Exercise description
All the data below goes into the copy word for word, but the pictures don't.

Stored records
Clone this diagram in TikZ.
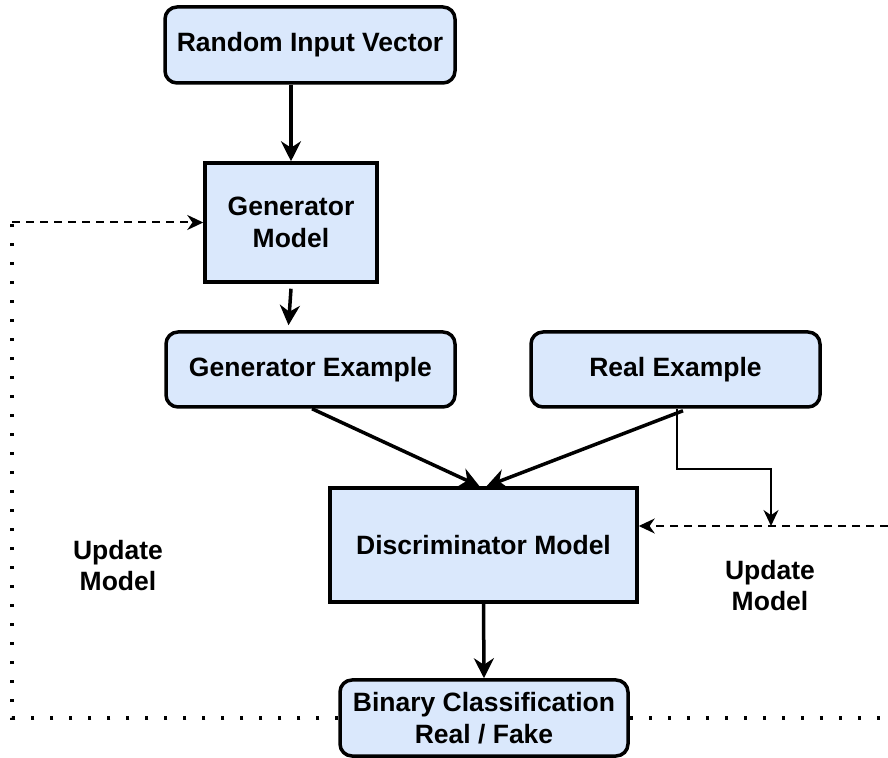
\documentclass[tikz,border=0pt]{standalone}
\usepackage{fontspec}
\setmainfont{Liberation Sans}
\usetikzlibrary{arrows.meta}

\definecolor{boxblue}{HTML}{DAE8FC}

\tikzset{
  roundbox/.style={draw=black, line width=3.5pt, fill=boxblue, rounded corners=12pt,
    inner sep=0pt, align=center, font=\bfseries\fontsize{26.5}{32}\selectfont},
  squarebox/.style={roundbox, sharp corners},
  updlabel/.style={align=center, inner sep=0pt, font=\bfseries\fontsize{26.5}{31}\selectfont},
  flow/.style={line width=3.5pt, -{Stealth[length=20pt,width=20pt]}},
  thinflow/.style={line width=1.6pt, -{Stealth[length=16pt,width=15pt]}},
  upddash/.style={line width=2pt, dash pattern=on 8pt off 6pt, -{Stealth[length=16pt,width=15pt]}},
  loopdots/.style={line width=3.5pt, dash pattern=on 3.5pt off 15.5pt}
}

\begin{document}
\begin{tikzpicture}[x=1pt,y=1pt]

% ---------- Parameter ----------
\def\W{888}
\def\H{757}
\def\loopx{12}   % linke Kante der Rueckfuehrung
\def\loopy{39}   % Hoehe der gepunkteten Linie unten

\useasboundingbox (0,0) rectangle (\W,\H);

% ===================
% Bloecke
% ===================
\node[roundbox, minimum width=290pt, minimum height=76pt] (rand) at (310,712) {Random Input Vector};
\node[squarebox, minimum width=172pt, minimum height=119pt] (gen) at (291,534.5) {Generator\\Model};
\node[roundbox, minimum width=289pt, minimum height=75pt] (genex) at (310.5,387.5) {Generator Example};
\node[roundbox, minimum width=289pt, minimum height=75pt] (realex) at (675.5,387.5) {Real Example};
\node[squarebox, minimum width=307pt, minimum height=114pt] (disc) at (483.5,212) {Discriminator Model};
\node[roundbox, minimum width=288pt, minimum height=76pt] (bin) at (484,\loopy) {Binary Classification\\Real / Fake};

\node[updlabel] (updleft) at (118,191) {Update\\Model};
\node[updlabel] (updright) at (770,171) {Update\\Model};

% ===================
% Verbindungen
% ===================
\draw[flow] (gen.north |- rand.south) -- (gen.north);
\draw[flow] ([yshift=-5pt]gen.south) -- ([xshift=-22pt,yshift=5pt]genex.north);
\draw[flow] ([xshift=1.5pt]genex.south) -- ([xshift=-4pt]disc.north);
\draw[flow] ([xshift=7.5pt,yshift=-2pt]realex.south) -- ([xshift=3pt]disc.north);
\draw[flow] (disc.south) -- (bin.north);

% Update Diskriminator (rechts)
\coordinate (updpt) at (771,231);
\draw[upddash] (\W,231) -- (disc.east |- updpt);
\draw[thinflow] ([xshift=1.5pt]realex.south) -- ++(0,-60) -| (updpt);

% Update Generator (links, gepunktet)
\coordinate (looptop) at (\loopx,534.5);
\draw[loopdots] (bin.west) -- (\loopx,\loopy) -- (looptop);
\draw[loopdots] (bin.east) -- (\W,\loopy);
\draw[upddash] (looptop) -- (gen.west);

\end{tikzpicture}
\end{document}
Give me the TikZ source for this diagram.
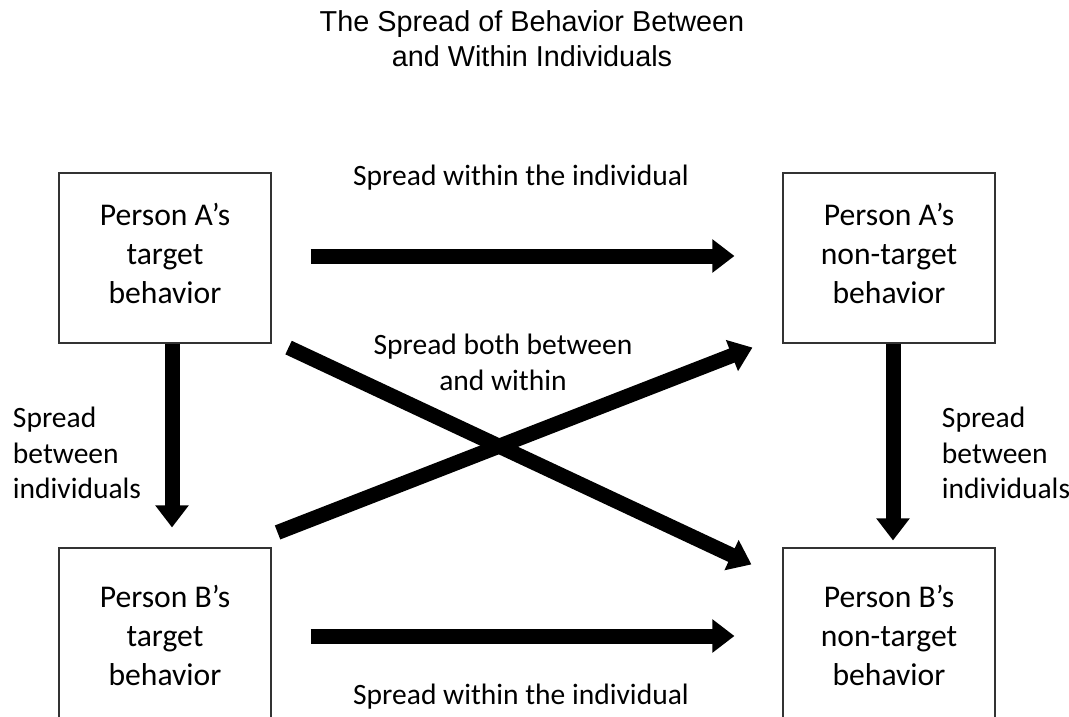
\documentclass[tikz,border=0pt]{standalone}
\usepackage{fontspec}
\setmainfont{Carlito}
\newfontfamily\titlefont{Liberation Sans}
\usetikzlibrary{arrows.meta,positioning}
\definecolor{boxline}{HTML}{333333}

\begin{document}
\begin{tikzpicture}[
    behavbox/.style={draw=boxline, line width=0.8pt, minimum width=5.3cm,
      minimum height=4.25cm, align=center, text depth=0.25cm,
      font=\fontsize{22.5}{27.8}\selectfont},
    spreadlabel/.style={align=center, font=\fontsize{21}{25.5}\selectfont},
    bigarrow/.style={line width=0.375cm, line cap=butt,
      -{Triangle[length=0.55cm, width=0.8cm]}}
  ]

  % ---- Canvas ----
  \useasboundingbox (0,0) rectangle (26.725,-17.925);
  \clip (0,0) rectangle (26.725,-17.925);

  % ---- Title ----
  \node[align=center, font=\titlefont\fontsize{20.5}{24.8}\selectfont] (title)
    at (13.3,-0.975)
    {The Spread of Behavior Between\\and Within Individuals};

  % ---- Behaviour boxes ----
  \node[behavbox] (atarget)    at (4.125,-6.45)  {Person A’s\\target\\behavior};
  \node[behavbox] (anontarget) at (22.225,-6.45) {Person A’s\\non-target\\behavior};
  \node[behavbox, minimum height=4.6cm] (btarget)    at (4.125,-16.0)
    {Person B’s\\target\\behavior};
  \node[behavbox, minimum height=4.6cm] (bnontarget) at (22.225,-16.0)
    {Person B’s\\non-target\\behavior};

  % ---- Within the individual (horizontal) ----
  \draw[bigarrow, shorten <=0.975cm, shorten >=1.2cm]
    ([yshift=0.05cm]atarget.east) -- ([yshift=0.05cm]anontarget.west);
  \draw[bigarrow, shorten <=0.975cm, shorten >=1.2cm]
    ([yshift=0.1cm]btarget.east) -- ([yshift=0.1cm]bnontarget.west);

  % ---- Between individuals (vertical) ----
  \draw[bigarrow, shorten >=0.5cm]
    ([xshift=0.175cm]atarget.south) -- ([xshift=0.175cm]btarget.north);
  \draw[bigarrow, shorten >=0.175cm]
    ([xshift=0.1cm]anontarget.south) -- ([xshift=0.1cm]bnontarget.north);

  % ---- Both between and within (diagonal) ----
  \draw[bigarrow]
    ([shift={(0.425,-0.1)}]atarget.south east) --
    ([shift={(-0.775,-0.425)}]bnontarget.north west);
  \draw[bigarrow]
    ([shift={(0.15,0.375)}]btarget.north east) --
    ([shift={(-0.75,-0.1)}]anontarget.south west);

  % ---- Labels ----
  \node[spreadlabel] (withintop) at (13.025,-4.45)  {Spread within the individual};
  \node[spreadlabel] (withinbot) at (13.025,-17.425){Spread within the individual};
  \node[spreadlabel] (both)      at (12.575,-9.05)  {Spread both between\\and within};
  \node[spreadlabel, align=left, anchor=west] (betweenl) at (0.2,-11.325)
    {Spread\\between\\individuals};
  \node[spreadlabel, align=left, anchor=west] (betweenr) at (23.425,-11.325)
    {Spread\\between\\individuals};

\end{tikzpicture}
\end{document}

Task output
Clone this diagram in TikZ.
\documentclass[tikz,border=0pt]{standalone}
\usepackage{fontspec}
\setmainfont{Liberation Sans}
\usetikzlibrary{arrows.meta}

\definecolor{boxblue}{HTML}{DAE8FC}

\tikzset{
  roundbox/.style={draw=black, line width=3.5pt, fill=boxblue, rounded corners=12pt,
    inner sep=0pt, align=center, font=\bfseries\fontsize{26.5}{32}\selectfont},
  squarebox/.style={roundbox, sharp corners},
  updlabel/.style={align=center, inner sep=0pt, font=\bfseries\fontsize{26.5}{31}\selectfont},
  flow/.style={line width=3.5pt, -{Stealth[length=20pt,width=20pt]}},
  thinflow/.style={line width=1.6pt, -{Stealth[length=16pt,width=15pt]}},
  upddash/.style={line width=2pt, dash pattern=on 8pt off 6pt, -{Stealth[length=16pt,width=15pt]}},
  loopdots/.style={line width=3.5pt, dash pattern=on 3.5pt off 15.5pt}
}

\begin{document}
\begin{tikzpicture}[x=1pt,y=1pt]

% ---------- Parameter ----------
\def\W{888}
\def\H{757}
\def\loopx{12}   % linke Kante der Rueckfuehrung
\def\loopy{39}   % Hoehe der gepunkteten Linie unten

\useasboundingbox (0,0) rectangle (\W,\H);

% ===================
% Bloecke
% ===================
\node[roundbox, minimum width=290pt, minimum height=76pt] (rand) at (310,712) {Random Input Vector};
\node[squarebox, minimum width=172pt, minimum height=119pt] (gen) at (291,534.5) {Generator\\Model};
\node[roundbox, minimum width=289pt, minimum height=75pt] (genex) at (310.5,387.5) {Generator Example};
\node[roundbox, minimum width=289pt, minimum height=75pt] (realex) at (675.5,387.5) {Real Example};
\node[squarebox, minimum width=307pt, minimum height=114pt] (disc) at (483.5,212) {Discriminator Model};
\node[roundbox, minimum width=288pt, minimum height=76pt] (bin) at (484,\loopy) {Binary Classification\\Real / Fake};

\node[updlabel] (updleft) at (118,191) {Update\\Model};
\node[updlabel] (updright) at (770,171) {Update\\Model};

% ===================
% Verbindungen
% ===================
\draw[flow] (gen.north |- rand.south) -- (gen.north);
\draw[flow] ([yshift=-5pt]gen.south) -- ([xshift=-22pt,yshift=5pt]genex.north);
\draw[flow] ([xshift=1.5pt]genex.south) -- ([xshift=-4pt]disc.north);
\draw[flow] ([xshift=7.5pt,yshift=-2pt]realex.south) -- ([xshift=3pt]disc.north);
\draw[flow] (disc.south) -- (bin.north);

% Update Diskriminator (rechts)
\coordinate (updpt) at (771,231);
\draw[upddash] (\W,231) -- (disc.east |- updpt);
\draw[thinflow] ([xshift=1.5pt]realex.south) -- ++(0,-60) -| (updpt);

% Update Generator (links, gepunktet)
\coordinate (looptop) at (\loopx,534.5);
\draw[loopdots] (bin.west) -- (\loopx,\loopy) -- (looptop);
\draw[loopdots] (bin.east) -- (\W,\loopy);
\draw[upddash] (looptop) -- (gen.west);

\end{tikzpicture}
\end{document}
Give me the TikZ source for this diagram.
\documentclass[tikz,border=0pt]{standalone}
\usepackage{fontspec}
\setmainfont{Carlito}
\newfontfamily\titlefont{Liberation Sans}
\usetikzlibrary{arrows.meta,positioning}
\definecolor{boxline}{HTML}{333333}

\begin{document}
\begin{tikzpicture}[
    behavbox/.style={draw=boxline, line width=0.8pt, minimum width=5.3cm,
      minimum height=4.25cm, align=center, text depth=0.25cm,
      font=\fontsize{22.5}{27.8}\selectfont},
    spreadlabel/.style={align=center, font=\fontsize{21}{25.5}\selectfont},
    bigarrow/.style={line width=0.375cm, line cap=butt,
      -{Triangle[length=0.55cm, width=0.8cm]}}
  ]

  % ---- Canvas ----
  \useasboundingbox (0,0) rectangle (26.725,-17.925);
  \clip (0,0) rectangle (26.725,-17.925);

  % ---- Title ----
  \node[align=center, font=\titlefont\fontsize{20.5}{24.8}\selectfont] (title)
    at (13.3,-0.975)
    {The Spread of Behavior Between\\and Within Individuals};

  % ---- Behaviour boxes ----
  \node[behavbox] (atarget)    at (4.125,-6.45)  {Person A’s\\target\\behavior};
  \node[behavbox] (anontarget) at (22.225,-6.45) {Person A’s\\non-target\\behavior};
  \node[behavbox, minimum height=4.6cm] (btarget)    at (4.125,-16.0)
    {Person B’s\\target\\behavior};
  \node[behavbox, minimum height=4.6cm] (bnontarget) at (22.225,-16.0)
    {Person B’s\\non-target\\behavior};

  % ---- Within the individual (horizontal) ----
  \draw[bigarrow, shorten <=0.975cm, shorten >=1.2cm]
    ([yshift=0.05cm]atarget.east) -- ([yshift=0.05cm]anontarget.west);
  \draw[bigarrow, shorten <=0.975cm, shorten >=1.2cm]
    ([yshift=0.1cm]btarget.east) -- ([yshift=0.1cm]bnontarget.west);

  % ---- Between individuals (vertical) ----
  \draw[bigarrow, shorten >=0.5cm]
    ([xshift=0.175cm]atarget.south) -- ([xshift=0.175cm]btarget.north);
  \draw[bigarrow, shorten >=0.175cm]
    ([xshift=0.1cm]anontarget.south) -- ([xshift=0.1cm]bnontarget.north);

  % ---- Both between and within (diagonal) ----
  \draw[bigarrow]
    ([shift={(0.425,-0.1)}]atarget.south east) --
    ([shift={(-0.775,-0.425)}]bnontarget.north west);
  \draw[bigarrow]
    ([shift={(0.15,0.375)}]btarget.north east) --
    ([shift={(-0.75,-0.1)}]anontarget.south west);

  % ---- Labels ----
  \node[spreadlabel] (withintop) at (13.025,-4.45)  {Spread within the individual};
  \node[spreadlabel] (withinbot) at (13.025,-17.425){Spread within the individual};
  \node[spreadlabel] (both)      at (12.575,-9.05)  {Spread both between\\and within};
  \node[spreadlabel, align=left, anchor=west] (betweenl) at (0.2,-11.325)
    {Spread\\between\\individuals};
  \node[spreadlabel, align=left, anchor=west] (betweenr) at (23.425,-11.325)
    {Spread\\between\\individuals};

\end{tikzpicture}
\end{document}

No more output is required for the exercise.